Some endorse, others sceptical of scrapping Class 10 boards
As Human Resource Development Minister Kapil Sibal mulls over the idea of doing away with the "traumatic" Class 10 board exams, students, educators and parents gave mixed reactions. They are not sure whether the move would relieve stress or add pressure to Class 12 board exams. Surfers responsedelhi Updated: Jun 25, 2009 17:00 IST
As Human Resource Development Minister Kapil Sibal mulls over the idea of doing away with the "traumatic" Class 10 board exams, students, educators and parents gave mixed reactions.

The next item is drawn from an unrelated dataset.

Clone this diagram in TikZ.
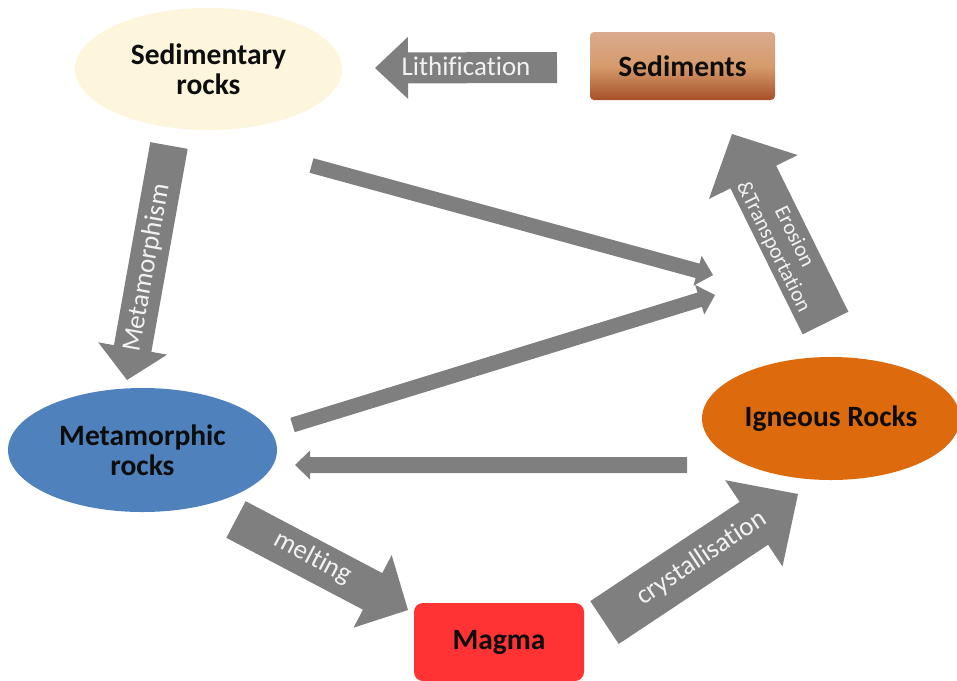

They are not sure whether the move would relieve stress or add pressure to Class 12 board exams.
The minister has said that the Class 10 board exam was not necessary as it laid undue pressure and traumatized students and parents.
"The choice of whether Class 10 boards should be scrapped... is something that school teachers and parents have to decide," Sibal told a news channel in New Delhi.
"There should be a method of assessment different from just sitting for a board exam, determining the percentages and then moving forward. There can be an alternative system and there are many such systems in the world. Percentile system is much better than the percentages," Sibal said.
The idea has garnered mixed response - while some fear that scrapping the Class 10 board exam would add pressure to performing well in class 12 exam, others hope that an alternative assessment system could replace the board exams altogether.
Geetali Tyagi, 15, a Class 10 student of Mother's International, told IANS, "I don't find the current board exams taxing, but yes it can get a bit stressful. If the new system doesn't compromise on the academic standards and relieves us of mugging up stuff, it would be helpful."
But Amandeep Mohla, a Class 11 student of the Army Public School, said that exams are important.
"The Class 10 board exams should stay as it helps in selecting the stream of interest for Class 12. They also help in preparing and handling the Class 12 board exams whose results play an important role in career selection," he said.
Amandeep's father Sudeep, however, said the board exams should be abolished overall.
"Scrapping it in only in Class 10 will put extra pressure on the students. The Class 10 board exam acts as a precursor to Class 12 as students get accustomed to the process. Students appearing in Class 12 already have so much pressure as many are taking additional coaching for competitive exams," he said.
Another parent of a Class 10 student endorsed the plan to do away with Class 10 boards exam.
"Even a year before Class 10, students come under stress. Parents start putting too much pressure. Even if the 10th board is done away with, the students will be able to cope with the Class 12 exam, because they are more mature to realise the importance of studying," she said, declining to be named.
Some educators, meanwhile, held that the Class 10 board exams are crucial for students to decide their future subjects.
Dinakal Wilson, principal of Baldwin Boys High School in Bangalore, said, "The 10th board exam is important to assess the performance of students and then help decide the stream they get into in the following years. Even if the board is scrapped, an exam of mathematics and science is a must. That is my personal opinion."
RP Mallick, chairman of Federation of Public Schools, an association of 200 public schools of the capital, said, "I think exam is a must in Class 10 as it prepares student for the Class 12 board exam that plays an important role in career selection. Scrapping the board exams will also affect overall results and pass percentage of schools."
Others suggested an overhaul of the existing system in entirety.
Delhi Public School student counsellor Mamta Sharma told IANS, "I endorse Sibal's views. Education is more than just marks and grades. Exams should not be the sole deciding factor. This is the only country where there are such exams - in other places there is assessment over a period of time. Our students become used to mugging up and rote learning, but when it comes to application they lag behind."